Despite this contemporary framework, hyper-accentuated by all of social media’s attendant bells and whistles, persistent notification pings on the soundtrack mirroring the soundtrack of modern life, “Zola’s” story of a busted friendship is ancient, aptly set up by Zola’s opening line: “Y’all wanna hear a story about why and me this bitch here fell out?” That bitch is Stefani (Riley Keough), an exotic dancer, who turns up at the restaurant where Zola works. Between the doo wop music and harp strings on the soundtrack, Bravo consciously elevates this origin story out of the realm of reality, suggesting it is too good to be true, which it is. Though Stefani invites Zola to accompany her on a trip to Florida to earn some money stripping, something is off from the jump when Zola discovers their trip will include two more people: Stefani’s boyfriend Derrek (Nicholas Braun) and her enigmatic roommate (Colman Domingo), known simply as “X.” He’s not her roommate, he’s her pimp, and is Zola becomes embroiled in the same prostitution scam as Stefani, just trying to survive, as her Twitter becomes some amalgamation of confessional, outlet, and soapbox. 

The situation’s inherent terror, however, does not dampen Zola’s sense of humor, heard in so many voiceover quips, or the movie’s liveliness, with Bravo even managing to mine something new from the hoary projectile vomit setpiece. At the same time, even amid such playfulness, “Zola” never demeans its characters for stripping and never passes judgement on sex work. Zola sits these various door-to-door calls out but also becomes something like Stefani’s protector and even, on occasion, adviser, negotiating a higher pay for the clients Stefani entertains at some plush hotel. This last scene is kind of incredible, with the camera lingering on the men more than the women, graphically so, nothing less than the oft-lamented Male Gaze being hysterically turned back around itself.
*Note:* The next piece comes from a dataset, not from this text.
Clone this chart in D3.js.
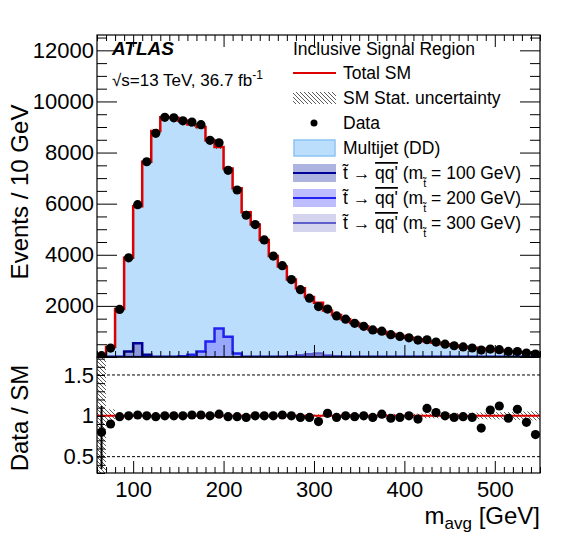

If a dude tells you something like, say, I didn’t need to see that, that’s how you know the scene has done its job.

In presenting Derrek as an out-of-his-depth putz, “Zola” is also presenting him as one of Zola’s three tripmates most decidedly himself, meaning the one most easily taken advantage of. X, on the other hand, as the name implies, as if “Last Year at Marienbad” has been filtered through “Spring Breakers”, harmonizes with the movie’s tonal duality. He slips in and out of a Nigerian accent, mirroring his u-turns between wicked charm and intimidation, someone who feels entirely alive in the hands of Domingo and yet totally unknown. And that is to say nothing of Stefani, an astonishing character and astonishing performance. In the way that Topher Grace, playing David Duke in “BlacKkKlansman”, trusted Spike Lee, Keough trusts Bravo, taking her blaccent to the limit, playing appropriation, not appropriating, which the aforementioned perspective shift from Zola to Stefani makes clear; what Stefani sees in this moment, is more or less what Keough is playing.

Or, looking through the looking glass the other way, Keough is playing what the character of Zola is seeing, an exaggerated abomination of a stereotype. Indeed, if sometimes it can come across as if we do not know what Zola is thinking, this very idea of what she is seeing illustrates what she is thinking, a story told from her perspective. Bravo evokes that perspective both with shots of Zola’s wide, probing eyes, often framed with other characters in the foreground, so you can see her processing, and point-of-view shots, so that back-to-back images of a looming white cross and waving stars and bars alongside a freeway do not feel like auteurist inserts but Zola’s own penchant for noticing. And when the perspective does briefly, suddenly, flip to Stefani, it is an effectively jarring reminder of whose voice we have been listening to and just how rare it feels to hear her side of such stories.


Who she is, on the other hand, remains more of an open question by movie’s end, though that also is by design. “Who do you want to be tonight, Zola?” she asks herself, summarizing social media’s amorphous relationship to identity, one visually demonstrated in the opening sequence, of Zola and Stefani applying makeup inside a hall of mirrors. It’s a stunning metaphor, of social media as distortions and refractions. And after Zola and Stefani come together inside the restaurant in profile, Bravo takes the lights down and then brings them back up, revealing them back inside that hall of mirrors. They turn and walk off together, vanishing into the fever dreamworld.